О чем молчит ласточка

22
18
20
22
24
26
28
30

Володя сел в кровати, набрал: «Если продолжишь в том же духе, я приеду к тебе не дружить…» — и удалил сообщение. Снова набрал текст: «Зачем ты кокетничаешь со мной? Хочешь, чтобы я приехал к тебе как друг или как…» — и снова удалил. Отправил нейтральное «Спи уже, провокатор».

Шутки шутками, а Юра добился своего — заставил Володю вспомнить тот разговор в лодке, когда он рассказал про свои еврейские корни и обрезание. Как сильно тогда взбудоражила Володю эта тема! И, к его стыду, увлекла и сейчас.

Да, в Европе и Америке это не редкость, но здесь и сейчас для Володи это стало ещё одной особенностью Юры. Лёжа в одиночестве в темноте, он размышлял о том, каково это — быть с ним? Тело среагировало на фантазии и заныло, его окутало болезненное тепло.

Нельзя фантазировать. Нельзя даже думать об этом, он друг. Нет, не просто друг, а бывший возлюбленный. Тот, по кому Володя некогда сходил с ума. Тот, с кем сходил с ума. Тот, без кого сходил с ума. Нельзя придавать его образу сексуальности, ведь он живёт за тысячу километров, в другой стране, их связь настолько хрупка, что в любой момент может оборваться. Стоит кому-нибудь появиться рядом с Юрой, не в виртуальном пространстве, а в реальной жизни, или стоит появиться важным делам, как Володя вмиг станет для него никем.

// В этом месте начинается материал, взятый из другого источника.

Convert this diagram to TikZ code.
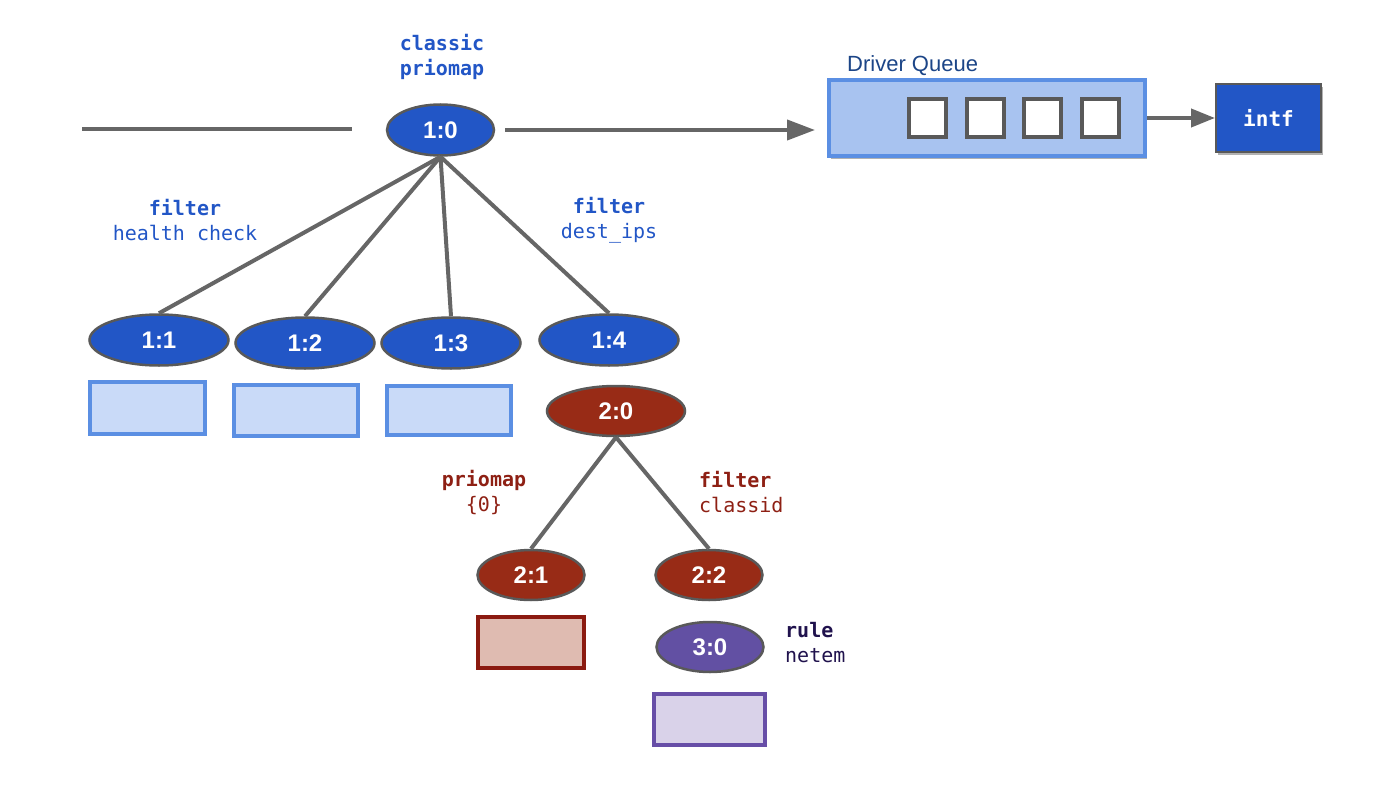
\documentclass[tikz,border=0pt]{standalone}
\usepackage{fontspec}
\setmainfont{Liberation Sans}
\setmonofont{DejaVu Sans Mono}
\usetikzlibrary{positioning}
\usetikzlibrary{shapes.geometric}
\usetikzlibrary{arrows.meta}
\usetikzlibrary{shadows}

\definecolor{qblue}{HTML}{2256C6}
\definecolor{qred}{HTML}{982B16}
\definecolor{qpurple}{HTML}{6250A3}
\definecolor{txtred}{HTML}{8E2014}
\definecolor{txtpurple}{HTML}{20124D}
\definecolor{txtnavy}{HTML}{1C4587}
\definecolor{ringgray}{HTML}{595959}
\definecolor{linegray}{HTML}{666666}
\definecolor{boxblue}{HTML}{C9DAF8}
\definecolor{edgeblue}{HTML}{5B8FE3}
\definecolor{queueblue}{HTML}{A8C3F0}
\definecolor{boxred}{HTML}{DFBBB1}
\definecolor{edgered}{HTML}{8B1A10}
\definecolor{boxpurple}{HTML}{D9D2E9}
\definecolor{edgepurple}{HTML}{674EA7}

\begin{document}
\begin{tikzpicture}[x = 1pt, y = -1pt,
    qdisc/.style = {shape = ellipse, draw = ringgray, line width = 2.5pt, inner sep = 0pt, text = white, font = \fontsize{24}{28}\selectfont\bfseries},
    bigq/.style = {qdisc, fill = qblue, minimum width = 139pt, minimum height = 51pt},
    rootq/.style = {qdisc, fill = qblue, minimum width = 107pt, minimum height = 51pt},
    redq/.style = {qdisc, fill = qred, minimum width = 107pt, minimum height = 50pt},
    netq/.style = {qdisc, fill = qpurple, minimum width = 107pt, minimum height = 50pt},
    leaf/.style = {shape = rectangle, line width = 4pt, inner sep = 0pt},
    slot/.style = {shape = rectangle, draw = ringgray, fill = white, line width = 4pt, minimum width = 37pt, minimum height = 38pt},
    link/.style = {draw = linegray, line width = 4pt},
    lbl/.style = {font = \fontsize{20}{25}\selectfont\ttfamily, inner sep = 0pt},
    shade/.style = {drop shadow = {shadow xshift = 1.5pt, shadow yshift = -3pt, opacity = 0.3, fill = black}},
    ]
    \useasboundingbox (0, 0) rectangle (1382, 792);

    % root and its classes
    \node[rootq] (Q0) at (440.5, 130) {1:0};
    \node[lbl, text = qblue, align = center, font = \fontsize{20}{25}\selectfont\ttfamily\bfseries] (Q0L) at (442, 57) {classic\\priomap};

    \node[bigq] (Q1) at (159, 340) {1:1};
    \node[bigq] (Q2) at (305, 343) {1:2};
    \node[bigq] (Q3) at (451, 343) {1:3};
    \node[bigq] (Q4) at (609, 340) {1:4};

    \draw[link] (Q0.south) -- (Q1.north);
    \draw[link] (Q0.south) -- (Q2.north);
    \draw[link] (Q0.south) -- (Q3.north);
    \draw[link] (Q0.south) -- (Q4.north);

    \node[lbl, text = qblue, align = center] (F1) at (185, 220) {\textbf{filter}\\health check};
    \node[lbl, text = qblue, align = center] (F4) at (609, 220) {\textbf{filter}\\dest\_ips};

    \node[leaf, draw = edgeblue, fill = boxblue, minimum width = 115pt, minimum height = 52pt] (B1) at (147.5, 408) {};
    \node[leaf, draw = edgeblue, fill = boxblue, minimum width = 124pt, minimum height = 51pt] (B2) at (296, 410.5) {};
    \node[leaf, draw = edgeblue, fill = boxblue, minimum width = 124pt, minimum height = 49pt] (B3) at (449, 410.5) {};

    % second level under 1:4
    \node[redq, minimum width = 138pt] (R0) at (616, 411) {2:0};
    \node[redq] (R1) at (531, 575) {2:1};
    \node[redq] (R2) at (709, 575) {2:2};

    \draw[link] (R0.south) -- (R1.north);
    \draw[link] (R0.south) -- (R2.north);

    \node[lbl, text = txtred, align = center] (F5) at (484, 492) {\textbf{priomap}\\\{0\}};
    \node[lbl, text = txtred, align = left, anchor = west] (F6) at (699, 492) {\textbf{filter}\\classid};

    \node[leaf, draw = edgered, fill = boxred, minimum width = 106pt, minimum height = 51pt] (B5) at (531, 642.5) {};

    % netem under 2:2
    \node[netq] (N0) at (710, 647) {3:0};
    \node[lbl, text = txtpurple, align = left, anchor = west] (F7) at (785, 643) {\textbf{rule}\\netem};
    \node[leaf, draw = edgepurple, fill = boxpurple, minimum width = 111pt, minimum height = 51pt] (B6) at (709.5, 719.5) {};

    % device side
    \node[leaf, draw = edgeblue, fill = queueblue, shade, minimum width = 316pt, minimum height = 76pt] (DQ) at (987, 118) {};
    \foreach \i in {0,...,3}
        \node[slot] (S\i) at (927.5 + 57.5*\i, 118) {};
    \node[anchor = base west, inner sep = 0pt, text = txtnavy, font = \fontsize{22}{26}\selectfont] (DQL) at (847, 72) {Driver Queue};

    \node[leaf, draw = ringgray, line width = 2pt, fill = qblue, shade, minimum width = 105pt, minimum height = 68pt, text = white, font = \fontsize{21}{25}\selectfont\ttfamily\bfseries] (IF) at (1268.5, 118) {intf};

    \coordinate (in0) at (82, 129);
    \coordinate (in1) at (352, 129);
    \draw[link] (in0) -- (in1);

    \draw[link, -{Triangle[length = 28pt, width = 20pt]}, shorten <= 10pt, shorten >= 12pt] (Q0.east) -- (Q0.east -| DQ.west);
    \draw[link, -{Triangle[length = 24pt, width = 18pt]}] (DQ.east) -- (IF.west);
\end{tikzpicture}
\end{document}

Володя всё это понимал, но воображение уже нарисовало возбуждающие картины: какой он, Юра, каково заниматься с ним сексом. Сексом? Нет, любовью! Потому что тогда у них был не секс, а любовь. В голове тут же вспыхнули картинки того, что было между ними и как: ива, ночь, его губы, его тело…

У Володи зашлось дыхание, сердце заколотилось, кровь отлила от лица, а руки опустились к паху…

Заскулила Герда, и Володя будто очнулся от наваждения — в кои-то веки ей приспичило на улицу исключительно вовремя.

Гуляя с собакой, он думал: разве у них с Юрой что-то вообще может получиться? Володя не говорил на немецком и не разбирался в музыке. По сути, не знал двух главных Юриных языков: на одном Юра думал, на другом — чувствовал. Ну и что? Зато он знал тот язык, на котором Юра может обо всём этом рассказать.

«Ты хотел бы это вернуть?» — написал он ему, снова укладываясь спать. Юра ответил мгновенно:

«Не думаю, что возможно вернуть всё в полной мере».

«Да. Ты прав. А жаль», — вздохнул Володя.

Ответ был коротким:

«Очень».

***

Ему казалось, что он падает. Володя всё ждал удара о землю, ждал, что разобьётся в лепёшку — и мокрого места не останется, но падение всё не прекращалось. Оно началось давно — ещё тогда, из-за Вовы. А теперь посреди смены в «Ласточке» Володя обнаружил, что падает вместе с Юрой. И он бы хотел отпустить его, не тянуть за собой в эту пропасть, уберечь, прикрыть, ведь падение обязательно когда-то закончится... И пусть оно убьет только Володю.

Юра сводил его с ума. Сам того не понимая и уж точно не хотя этого, день за днём, час за часом доводил Володю до безумия. Но оно было слишком приятным, слишком желанным. Слишком желанным был Юра.

Глядя в его влюбленные глаза, Володя терялся. Сколько в них было настоящих чувств! Ему нравилось, как безгранично и искренне Юра показывал свою влюбленность, но в то же время это так пугало! Они ведь делали что-то совершенно неправильное и неестественное! Но почему, почему тогда всё это было таким манящим?

Юра совсем не понимал, что так нельзя. Юра полностью отрицал, что они делают что-то плохое, и с его логикой тяжело было поспорить — ведь если это светлое, прекрасное чувство нравится обоим, разве оно может быть неправильным? А Володя просто не знал, как объяснить ему, что может! Ещё как может! Что оно, стоит только забыться, погубит их обоих!

Юра не хотел ничего слышать. Он часто забывался: хватал его за руки, когда другие могли увидеть, пытался в шутку обнять — но для Володи это выглядело слишком провокационно. Садился слишком близко…

Чего стоил только тот момент, когда сонному Володе пришлось рассказывать малышне страшилку, а Юра придвинулся и что-то зашептал ему прямо в ухо. Володя даже не расслышал, что тот сказал! Весь окоченел, чувствуя только горячее дыхание Юры на коже и в волосах, его руку, случайно оказавшуюся на колене. И истому по всему телу — невыносимую, жаркую, неправильную. А Юра даже ничего не заметил! Не понял, что сделал, да и откуда ему о таком знать?